下村堅二さん宅の実証ハウス(西尾市一色町)に設置された光合成量計測チャンバーと、視察に訪れる関係者、下村さん(奥から2人目)

 JA西三河、愛知県西三河農林水産事務所、国立研究開発法人農業・食品産業技術総合研究機構など11の機関でつくる「日本をリードする施設キュウリスマート農業実証コンソーシアム」は、6月20日と21日、JA西三河本店で「スマート農業技術の開発・実証プロジェクトキックオフ会議」を開きました。
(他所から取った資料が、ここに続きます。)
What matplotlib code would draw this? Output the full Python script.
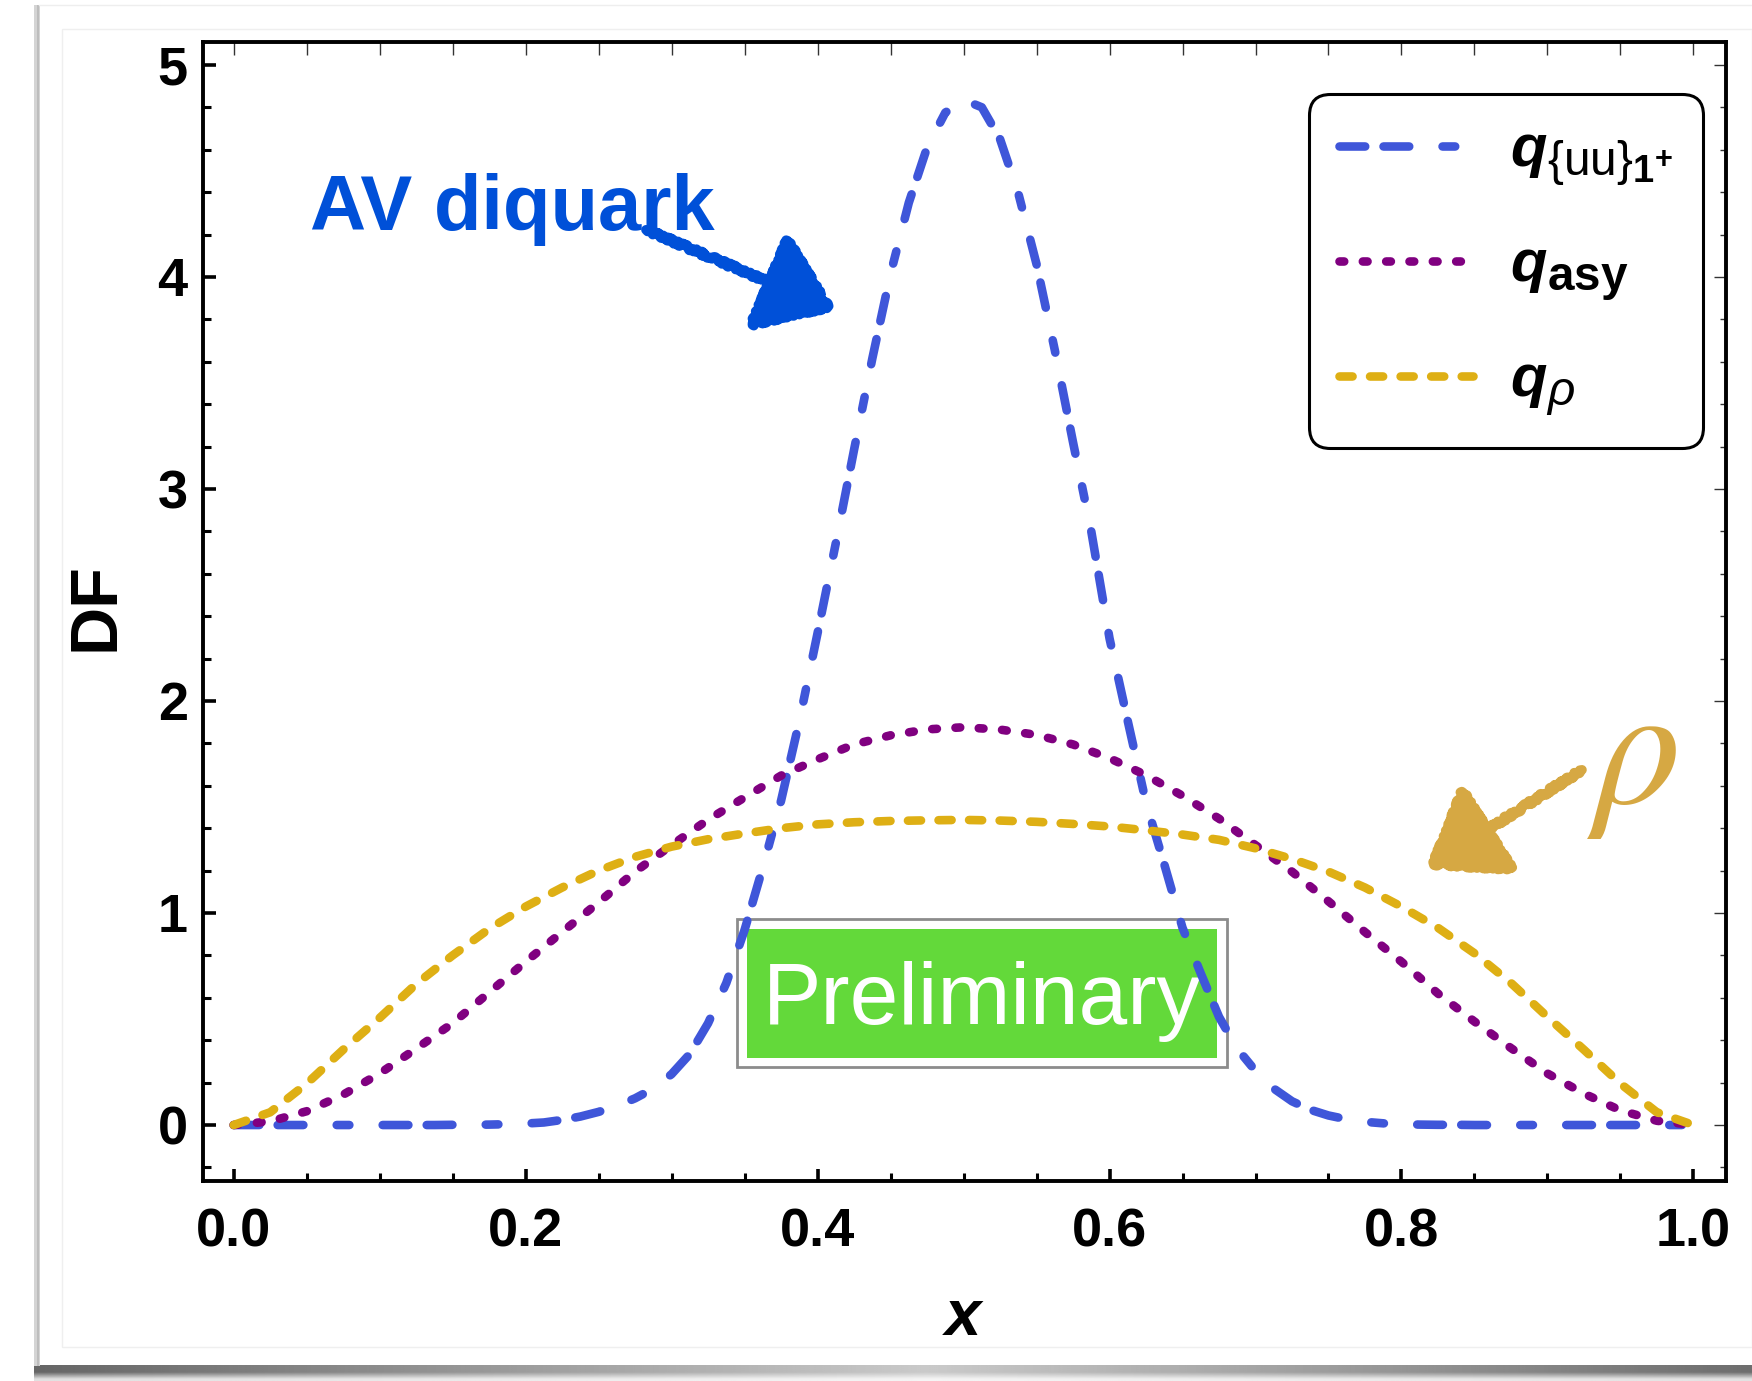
import numpy as np
import matplotlib
matplotlib.use('Agg')
import matplotlib.pyplot as plt
import matplotlib._mathtext as mtext
from matplotlib.patches import Rectangle
from matplotlib.lines import Line2D
from matplotlib.ticker import MultipleLocator

# Fonts
plt.rcParams['font.family'] = ['Liberation Sans', 'DejaVu Sans']
plt.rcParams['font.weight'] = 'bold'
plt.rcParams['mathtext.fontset'] = 'custom'
plt.rcParams['mathtext.rm'] = 'Liberation Sans:weight=normal'
plt.rcParams['mathtext.it'] = 'Liberation Sans:italic:weight=normal'
plt.rcParams['mathtext.bf'] = 'Liberation Sans:bold'
plt.rcParams['mathtext.bfit'] = 'Liberation Sans:italic:bold'
plt.rcParams['lines.scale_dashes'] = False
mtext.SHRINK_FACTOR = 0.8  # larger subscripts, like the original labels

# Data
x_av = np.linspace(0.0, 1.0, 81)  # step 0.0125
q_av = [0, 0, 0, 0, 0, 0, 0, 0, 0, 0, 0, 0,
        0.001, 0.001, 0.002, 0.004, 0.007, 0.012, 0.024, 0.040, 0.062, 0.090,
        0.126, 0.172, 0.240, 0.335, 0.480, 0.670, 0.920, 1.215, 1.530, 1.905,
        2.320, 2.745, 3.185, 3.615, 4.015, 4.350, 4.610, 4.775, 4.835, 4.800,
        4.650, 4.395, 4.060, 3.655, 3.220, 2.800, 2.295, 1.905, 1.520, 1.230,
        0.930, 0.715, 0.510, 0.360, 0.255, 0.172, 0.112, 0.072, 0.045, 0.027,
        0.015, 0.008, 0.004, 0.002, 0.001, 0.001, 0,
        0, 0, 0, 0, 0, 0, 0, 0, 0, 0, 0, 0]

x_broad = np.linspace(0.0, 1.0, 41)  # step 0.025
q_asy = [0, 0.017, 0.065, 0.143, 0.243, 0.360, 0.480, 0.625, 0.770, 0.910,
         1.050, 1.195, 1.320, 1.440, 1.545, 1.648, 1.725, 1.795, 1.838, 1.866,
         1.876, 1.865, 1.840, 1.795, 1.730, 1.650, 1.553, 1.445, 1.320, 1.195,
         1.055, 0.910, 0.770, 0.620, 0.488, 0.363, 0.243, 0.148, 0.069, 0.020, 0]
q_rho = [0, 0.060, 0.195, 0.355, 0.505, 0.665, 0.800, 0.925, 1.030, 1.120,
         1.200, 1.265, 1.313, 1.348, 1.375, 1.400, 1.418, 1.428, 1.434, 1.437,
         1.439, 1.436, 1.430, 1.420, 1.408, 1.390, 1.370, 1.345, 1.305, 1.255,
         1.195, 1.120, 1.030, 0.930, 0.810, 0.670, 0.510, 0.355, 0.195, 0.060, 0]

labels = [r'$\mathbfit{q}_{\{\mathrm{uu}\}_{\mathbf{1}^{\mathbf{+}}}}$',
          r'$\mathbfit{q}_{\mathbf{asy}}$',
          r'$\mathbfit{q}_{\rho}$']

c_av = '#3F56D9'
c_asy = '#800080'
c_rho = '#DEAF14'

W, H = 1752, 1381
fig = plt.figure(figsize=(W / 100, H / 100), dpi=100)
fig.patch.set_facecolor('white')

# screenshot-like frame around the chart
fig.add_artist(Rectangle((34 / W, 15 / H), 6 / W, (H - 20) / H, transform=fig.transFigure,
                         facecolor='#d4d4d4', edgecolor='none'))
fig.add_artist(Rectangle((37 / W, 15 / H), 2 / W, (H - 20) / H, transform=fig.transFigure,
                         facecolor='#bdbdbd', edgecolor='none'))
fig.add_artist(Line2D([39 / W, 1], [1 - 5 / H, 1 - 5 / H], transform=fig.transFigure,
                      color='#eeeeee', lw=1))
fig.add_artist(Rectangle((62 / W, 1 - 1347 / H), (W - 62) / W, (1347 - 29) / H,
                         transform=fig.transFigure, facecolor='none', edgecolor='#efefef', lw=1))
ax_sh = fig.add_axes([34 / W, 0, 1 - 34 / W, 16 / H])
hh = np.linspace(0, 1, 400)
vv = np.linspace(0, 1, 24)
dark = np.outer(np.clip(vv[::-1] * 1.8, 0.2, 1.0), 0.35 + 0.65 * np.abs(hh - 0.52) / 0.52)
ax_sh.imshow(1 - 0.6 * dark, cmap='gray', vmin=0, vmax=1, aspect='auto')
ax_sh.axis('off')

ax = fig.add_axes([203 / W, 1 - 1181 / H, 1523 / W, 1139 / H])

lw = 6.2
ax.plot(x_av, q_av, color=c_av, lw=lw, dashes=(18.5, 13.2, 18.5, 24, 9.1, 24),
        dash_capstyle='round', dash_joinstyle='round', label=labels[0], zorder=5)
ax.plot(x_broad, q_asy, color=c_asy, lw=lw, dashes=(3.4, 13.4),
        dash_capstyle='round', dash_joinstyle='round', label=labels[1], zorder=5)
ax.plot(x_broad, q_rho, color=c_rho, lw=lw, dashes=(9.4, 12.6),
        dash_capstyle='round', dash_joinstyle='round', label=labels[2], zorder=5)

ax.set_xlim(-0.021, 1.0223)
ax.set_ylim(-0.264, 5.108)

ax.xaxis.set_major_locator(MultipleLocator(0.2))
ax.xaxis.set_minor_locator(MultipleLocator(0.05))
ax.yaxis.set_major_locator(MultipleLocator(1))
ax.yaxis.set_minor_locator(MultipleLocator(0.2))

ax.tick_params(which='both', direction='in', top=False, right=False, labelsize=39)
ax.tick_params(which='major', length=9, width=2.6)
ax.tick_params(which='minor', length=5.5, width=2.2)
ax.tick_params(axis='x', pad=19)
ax.tick_params(axis='y', pad=11)
for s in ax.spines.values():
    s.set_linewidth(2.8)

# thin ticks on top and right
secx = ax.secondary_xaxis('top')
secx.xaxis.set_major_locator(MultipleLocator(0.2))
secx.xaxis.set_minor_locator(MultipleLocator(0.05))
secx.tick_params(which='both', direction='in', labeltop=False, width=1, length=9, color='#333333')
secy = ax.secondary_yaxis('right')
secy.yaxis.set_major_locator(MultipleLocator(1))
secy.yaxis.set_minor_locator(MultipleLocator(0.2))
secy.tick_params(which='major', direction='in', labelright=False, width=1, length=9, color='#333333')
secy.tick_params(which='minor', direction='in', labelright=False, width=1, length=4, color='#333333')
for sec in (secx, secy):
    for s in sec.spines.values():
        s.set_visible(False)

# axis labels
ax.set_xlabel('x', fontsize=47, fontstyle='italic', fontweight='bold')
ax.xaxis.set_label_coords(0.499, -0.1352)
ax.xaxis.label.set_va('baseline')
ax.set_ylabel('DF', fontsize=48, fontweight='bold')
ax.yaxis.set_label_coords(-0.0585, 0.504)
ax.yaxis.label.set_va('baseline')

# legend
leg = ax.legend(loc='upper left', bbox_to_anchor=(0.7262, 0.9543), borderaxespad=0,
                prop={'size': 43}, handlelength=2.25, handletextpad=0.62, borderpad=0.5,
                labelspacing=0.85, fancybox=True, framealpha=1, edgecolor='black')
leg.get_frame().set_linewidth(2.2)
leg.get_frame().set_boxstyle('round', pad=0, rounding_size=0.35)

# annotations
ax.text(0.0524, 4.222, 'AV diquark', color='#0050D8', fontsize=56, fontweight='bold',
        ha='left', va='baseline', zorder=6)
a1 = ax.annotate('', xy=(0.412, 3.844), xytext=(0.2825, 4.222), zorder=6,
                 arrowprops=dict(arrowstyle='-|>,head_length=0.9,head_width=0.65', mutation_scale=50,
                                 lw=7, color='#0050D8', shrinkA=0, shrinkB=0,
                                 capstyle='round', joinstyle='round'))
a2 = ax.annotate('', xy=(0.8175, 1.212), xytext=(0.9236, 1.675), zorder=6,
                 arrowprops=dict(arrowstyle='-|>,head_length=0.9,head_width=0.65', mutation_scale=50,
                                 lw=7, color='#D6A843', shrinkA=0, shrinkB=0,
                                 capstyle='round', joinstyle='round'))
for a in (a1, a2):
    a.arrow_patch.set_sketch_params(scale=2, length=6, randomness=6)
ax.text(0.962, 1.52, 'ρ', family=['STIXGeneral', 'DejaVu Serif'], style='italic',
        fontweight='normal', fontsize=125, color='#D6A843', ha='center', va='baseline', zorder=6)

# "Preliminary" stamp
ax.add_patch(Rectangle((0.3447, 0.275), 0.3356, 0.697, facecolor='white',
                       edgecolor='#8c8c8c', lw=2, zorder=3))
ax.add_patch(Rectangle((0.3515, 0.3184), 0.3219, 0.6066, facecolor='#63D93A',
                       edgecolor='none', zorder=3.5))
ax.text(0.5125, 0.476, 'Preliminary', color='white', fontsize=63, fontweight='normal',
        ha='center', va='baseline', zorder=4)

fig.savefig('out.png', dpi=100)
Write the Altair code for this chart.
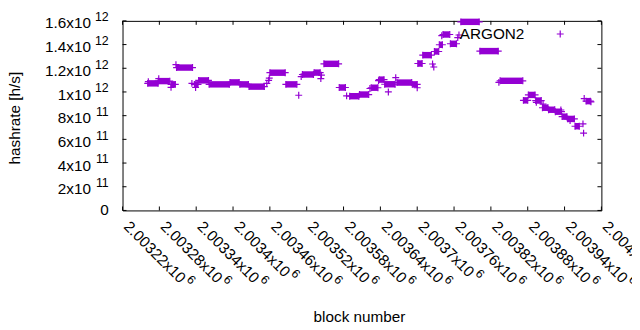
import altair as alt
import pandas as pd

# ---- data ----
# runs of consecutive blocks sharing the same hashrate estimate
seg_start = [2003261, 2003278, 2003299, 2003308, 2003337, 2003344, 2003361, 2003395, 2003411, 2003426,
             2003460, 2003486, 2003513, 2003532, 2003548, 2003573, 2003590, 2003606, 2003625, 2003638,
             2003647, 2003667, 2003692, 2003701, 2003709, 2003728, 2003736, 2003742, 2003754, 2003771,
             2003802, 2003835, 2003873, 2003881, 2003893, 2003904, 2003914, 2003925, 2003936, 2003945,
             2003957, 2003975]
seg_end = [2003278, 2003297, 2003306, 2003334, 2003343, 2003360, 2003394, 2003410, 2003425, 2003451,
           2003485, 2003504, 2003531, 2003542, 2003572, 2003583, 2003605, 2003621, 2003636, 2003646,
           2003664, 2003691, 2003700, 2003708, 2003723, 2003735, 2003741, 2003753, 2003764, 2003801,
           2003832, 2003872, 2003880, 2003892, 2003902, 2003913, 2003924, 2003935, 2003944, 2003956,
           2003964, 2003982]
seg_value = [1.0725e12, 1.0917e12, 1.0642e12, 1.2058e12, 1.0642e12, 1.0975e12, 1.0642e12, 1.0808e12, 1.0642e12, 1.045e12,
             1.1625e12, 1.0642e12, 1.1475e12, 1.1633e12, 1.2375e12, 1.0375e12, 0.9642e12, 0.9783e12, 1.0358e12, 1.1042e12,
             1.065e12, 1.0792e12, 1.0642e12, 1.24e12, 1.3108e12, 1.3417e12, 1.3983e12, 1.485e12, 1.4067e12, 1.5917e12,
             1.345e12, 1.0942e12, 0.9292e12, 0.975e12, 0.9275e12, 0.8667e12, 0.85e12, 0.8333e12, 0.7917e12, 0.7725e12,
             0.7108e12, 0.9225e12]
# isolated blocks
pt_block = [2003262, 2003279, 2003299, 2003307, 2003333, 2003339, 2003455, 2003458, 2003459, 2003507,
            2003511, 2003543, 2003544, 2003585, 2003623, 2003637, 2003653, 2003665, 2003700, 2003725,
            2003727, 2003740, 2003766, 2003768, 2003833, 2003894, 2003905, 2003934, 2003949, 2003970,
            2003971, 2003972, 2003983]
pt_value = [1.0875e12, 1.1125e12, 1.0392e12, 1.2308e12, 1.0725e12, 1.0375e12, 1.0725e12, 1.0975e12, 1.1167e12, 0.9725e12,
            1.1292e12, 1.1125e12, 1.1417e12, 0.9667e12, 1.0292e12, 1.0958e12, 1.0e12, 1.1208e12, 1.0358e12, 1.2358e12,
            1.2108e12, 1.475e12, 1.4583e12, 1.4808e12, 1.0808e12, 0.9125e12, 0.8975e12, 0.8475e12, 0.7583e12, 0.7308e12,
            0.6525e12, 0.9442e12, 0.9167e12]

x_ticks = [2003220, 2003280, 2003340, 2003400, 2003460, 2003520, 2003580, 2003640, 2003700,
           2003760, 2003820, 2003880, 2003940, 2004000]
x_tick_base = ["2.00322x10", "2.00328x10", "2.00334x10", "2.0034x10", "2.00346x10", "2.00352x10",
               "2.00358x10", "2.00364x10", "2.0037x10", "2.00376x10", "2.00382x10", "2.00388x10",
               "2.00394x10", "2.004x10"]
x_tick_exp = ["6"] * len(x_ticks)
y_ticks = [0, 2e11, 4e11, 6e11, 8e11, 1e12, 1.2e12, 1.4e12, 1.6e12]
y_tick_base = ["0", "2x10", "4x10", "6x10", "8x10", "1x10", "1.2x10", "1.4x10", "1.6x10"]
y_tick_exp = ["", "11", "11", "11", "11", "12", "12", "12", "12"]
series_name = "ARGON2"
x_title = "block number"
y_title = "hashrate [h/s]"

# ---- styling ----
W, H = 485, 192
PURPLE = "#9400d3"
FONT = "Liberation Sans"
FS = 15.5
FS_EXP = 12.5
PLUS = "M-1,0L1,0M0,-1L0,1"
xs = alt.Scale(domain=[2003220, 2004000], nice=False, zero=False)
ys = alt.Scale(domain=[0, 1.6e12], nice=False, zero=False)

seg_df = pd.DataFrame({"start": seg_start, "end": seg_end, "value": seg_value})
pts_df = pd.concat([
    pd.DataFrame({"block": pt_block, "value": pt_value}),
    pd.DataFrame({"block": seg_start + seg_end, "value": seg_value + seg_value}),
], ignore_index=True)

runs = alt.Chart(seg_df).mark_rule(color=PURPLE, strokeWidth=6.5, strokeCap="butt").encode(
    x=alt.X("start:Q", scale=xs, axis=None),
    x2="end:Q",
    y=alt.Y("value:Q", scale=ys, axis=None),
)
pts = alt.Chart(pts_df).mark_point(shape=PLUS, size=49, filled=False, color=PURPLE,
                                   strokeWidth=1.2, opacity=1).encode(
    x=alt.X("block:Q", scale=xs, axis=None),
    y=alt.Y("value:Q", scale=ys, axis=None),
)

# ticks (inward, mirrored)
xt_df = pd.DataFrame({"t": x_ticks, "base": x_tick_base, "exp": x_tick_exp,
                      "n": [len(s) for s in x_tick_base]})
yt_df = pd.DataFrame({"t": y_ticks, "base": y_tick_base, "exp": y_tick_exp})
xq = alt.X("t:Q", scale=xs, axis=None)
yq = alt.Y("t:Q", scale=ys, axis=None)
tick_layers = [
    alt.Chart(xt_df).mark_rule(color="black", strokeWidth=1).encode(x=xq, y=alt.value(H), y2=alt.value(H - 4)),
    alt.Chart(xt_df).mark_rule(color="black", strokeWidth=1).encode(x=xq, y=alt.value(0), y2=alt.value(4)),
    alt.Chart(yt_df).mark_rule(color="black", strokeWidth=1).encode(y=yq, x=alt.value(0), x2=alt.value(4)),
    alt.Chart(yt_df).mark_rule(color="black", strokeWidth=1).encode(y=yq, x=alt.value(W - 4), x2=alt.value(W)),
]

# x tick labels (rotated, with superscript exponent)
def adv(s, fs):
    w = {".": 0.278, "x": 0.5}
    return fs * sum(w.get(c, 0.556) for c in s)

XL_Y = H + 17
xlab = [alt.Chart(xt_df).mark_text(angle=45, align="left", baseline="alphabetic", font=FONT,
                                   fontSize=FS, color="black", dx=0.5).encode(
    x=xq, y=alt.value(XL_Y), text="base:N")]
for n in sorted(set(xt_df["n"])):
    sample = xt_df[xt_df["n"] == n]["base"].iloc[0]
    xlab.append(alt.Chart(xt_df).transform_filter(f"datum.n == {n}").mark_text(
        angle=45, align="left", baseline="alphabetic", font=FONT, fontSize=FS_EXP, color="black",
        dx=0.5 + adv(sample, FS) + 2, dy=-7.4).encode(x=xq, y=alt.value(XL_Y), text="exp:N"))

# y tick labels
ylab = [
    alt.Chart(yt_df).transform_filter("datum.exp != ''").mark_text(
        align="right", baseline="alphabetic", font=FONT, fontSize=FS, color="black", dy=7.7).encode(
        x=alt.value(-32), y=yq, text="base:N"),
    alt.Chart(yt_df).transform_filter("datum.exp != ''").mark_text(
        align="right", baseline="alphabetic", font=FONT, fontSize=FS_EXP, color="black", dy=0.3).encode(
        x=alt.value(-14), y=yq, text="exp:N"),
    alt.Chart(yt_df).transform_filter("datum.exp == ''").mark_text(
        align="right", baseline="alphabetic", font=FONT, fontSize=FS, color="black", dy=4.5).encode(
        x=alt.value(-14), y=yq, text="base:N"),
]

# titles and key
titles = [
    alt.Chart(pd.DataFrame({"s": [x_title]})).mark_text(
        align="center", baseline="alphabetic", font=FONT, fontSize=FS, color="black").encode(
        x=alt.value(240), y=alt.value(304.5), text="s:N"),
    alt.Chart(pd.DataFrame({"s": [y_title]})).mark_text(
        angle=270, align="center", baseline="alphabetic", font=FONT, fontSize=FS, color="black").encode(
        x=alt.value(-104), y=alt.value(98.5), text="s:N"),
    alt.Chart(pd.DataFrame({"s": [series_name]})).mark_text(
        align="right", baseline="alphabetic", font=FONT, fontSize=FS, color="black").encode(
        x=alt.value(407), y=alt.value(18.3), text="s:N"),
    alt.Chart(pd.DataFrame({"s": [series_name]})).mark_point(
        shape=PLUS, size=49, filled=False, color=PURPLE, strokeWidth=1.2, opacity=1).encode(
        x=alt.value(443.3), y=alt.value(13.3)),
]

chart = alt.layer(runs, pts, *tick_layers, *xlab, *ylab, *titles).properties(
    width=W, height=H,
    autosize=alt.AutoSizeParams(type="none"),
    padding={"left": 116, "top": 11, "right": 31, "bottom": 115},
    background="white",
).configure_view(stroke="black", strokeWidth=1)

chart.save("out.html", embed_options={"renderer": "svg", "actions": False})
 このキックオフ会議は、同コンソーシアムが、国によるスマート農業関連実証事業の採択を得て進める実証事業「ICTに基づく養液栽培から販売による施設キュウリのデータ駆動経営一貫体系の実証」のスタートとして行うもの。この日、JA・行政・関連企業・研究機関などコンソーシアムの関係者約40人が一堂に会し、それぞれの業務概要の紹介や実証内容の紹介を通して意見交換や意識の共有を図った。また、実証ハウスである下村堅二さんのキュウリ栽培圃場を視察しました。
 実証事業は、キュウリ栽培の更なる収量増加と養液栽培による大規模化・企業的経営にむけて、①全国的にも事例の少ない、施設キュウリ養液栽培の実現・周年栽培化、②画像処理ロボットを利用したキュウリ生育量データの取得、環境測定データをAIにより解析した生育予測、③生育予測の出荷量予測・労務管理への活用、などの実現を目指すもの。実証課題の成果目標として、10%以上の作業時間削減(1㌧あたりの作業時間:89h/t→80.1h/t)と、30%以上の反収向上(26.5㌧/10㌃→34.5㌧/10㌃)を掲げています。
 冒頭で愛知県農林水産事務所の仲井靖所長は「今回国の事業に採択されたのは、きゅうり部会の皆さんによる、全国に先駆けたICTの取組があったからこそ。プロジェクトの最終目標は、生産性の向上と経営改善であり、目標に向かって一丸となって解決していきたい」とあいさつ。またJA西三河の名倉正裕代表理事組合長は、関係機関への謝辞を述べるとともに、JAが取り組む農業用ICTツール活用の推移等にふれ、「新しい形の産地形成を視野に、当産地がモデルとなりスマート農業の普及を進め、地元農業の更なる活性化と日本農業が競争力のある産業として発展していく一翼を担うよう取組んでまいります」と話しました。
 国によるスマート農業関連実証事業「スマート農業技術の開発・実証プロジェクト」(平成30年度第2次補正予算額6153百万円)・「スマート農業加速化実証プロジェクト」(令和元年度予算概算決定額505百万円)では、全国より252の課題提案があり、うち69個が採択されています。愛知県内で同実証事業に採択されたのはこの事業のみ。コンソーシアムによる課題実証は今年4月から2021年3月末が期限。各機関が連携し、国内最高の施設キュウリ栽培技術を誇る西尾市で、日本のキュウリ生産の最先端を行く実証事業がスタートします。